The informal side was the acceptance of the Church . . . or the rejection of the Church. Sometimes we make it clear that our opinion of the People of the Church is actually rather low. We make all these wonderful pronouncements about the People of God, the Body of Christ. That is, as long as we do not have to really listen to the great democracy of the People of God through the ages. It reminds me of that old joke about the person who says that s/he loves humanity, but that it is people that s/he hates. You see, too often we treat the historical People of God as though they are full of wrong beliefs and superstitions that we are able to see through much better than all the People of God and her scholars throughout Church history. In fact, as Chesterton charges, we have become arrogant aristocrats who think that we know so much better what really happened and so much better what God has said than our ancestors.
Now those of you who read this blog are quite aware that I know quite a bit about many of the controversies of the Church. And, I am quite aware of superstitions and wrong beliefs that really have existed in the Church. Most often it is the Church herself that has taught me to see those superstitions and wrong beliefs in a more accurate way. You see, nowadays we too often get lost in looking at the trees and miss the forest. Or to use another metaphor, we see the tesserae and miss the mosaic.
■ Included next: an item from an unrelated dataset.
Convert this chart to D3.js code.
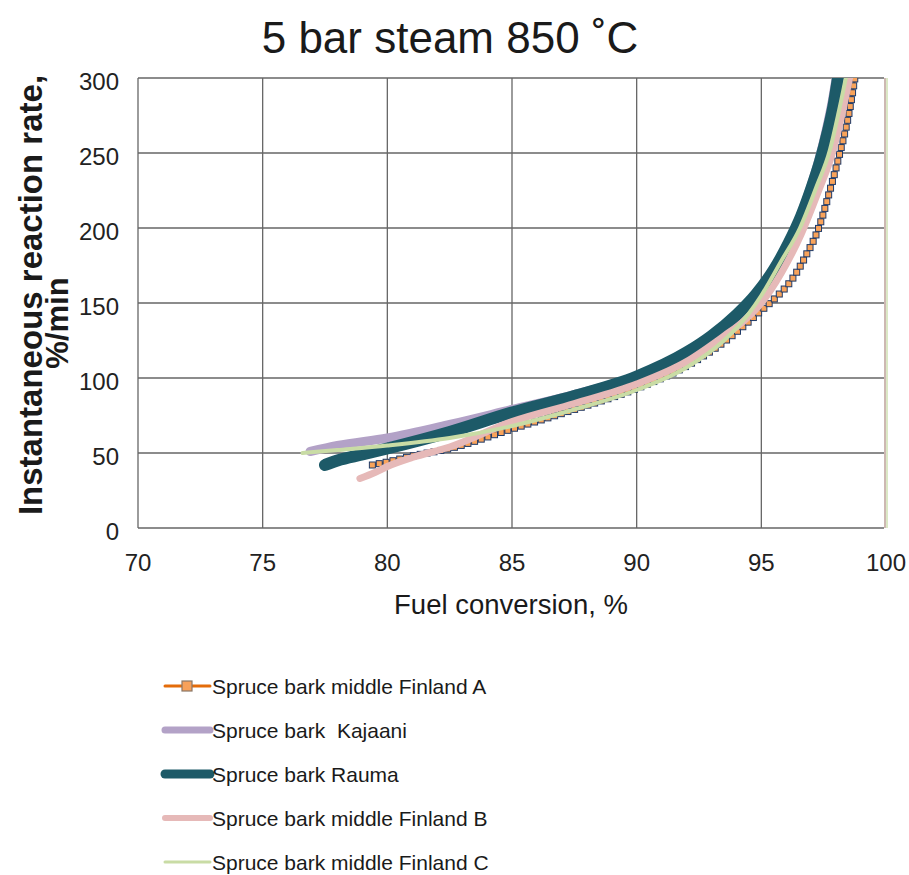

Each cubic piece (tesserae) that forms the mosaic is actually imperfect. Like the tree in the forest, no tesserae is perfect just as no tree is perfect. It is only when one steps back and looks at the mosaic that the picture emerges in spite of the many imperfections. This is what G.K. Chesterton was pointing at. There really is a great democracy of witness in the Church. Not one person in the Church is perfect. None of the traditions in the Church is exactly perfect or clear when looked at under a microscope. The Church herself is not perfect. And, yet, somehow, when we step back and look at the Church we see Jesus and we see a picture of God’s work among us. It is to that great democracy, that great Holy Tradition to which we answer every bit as much as we answer to Our Lord.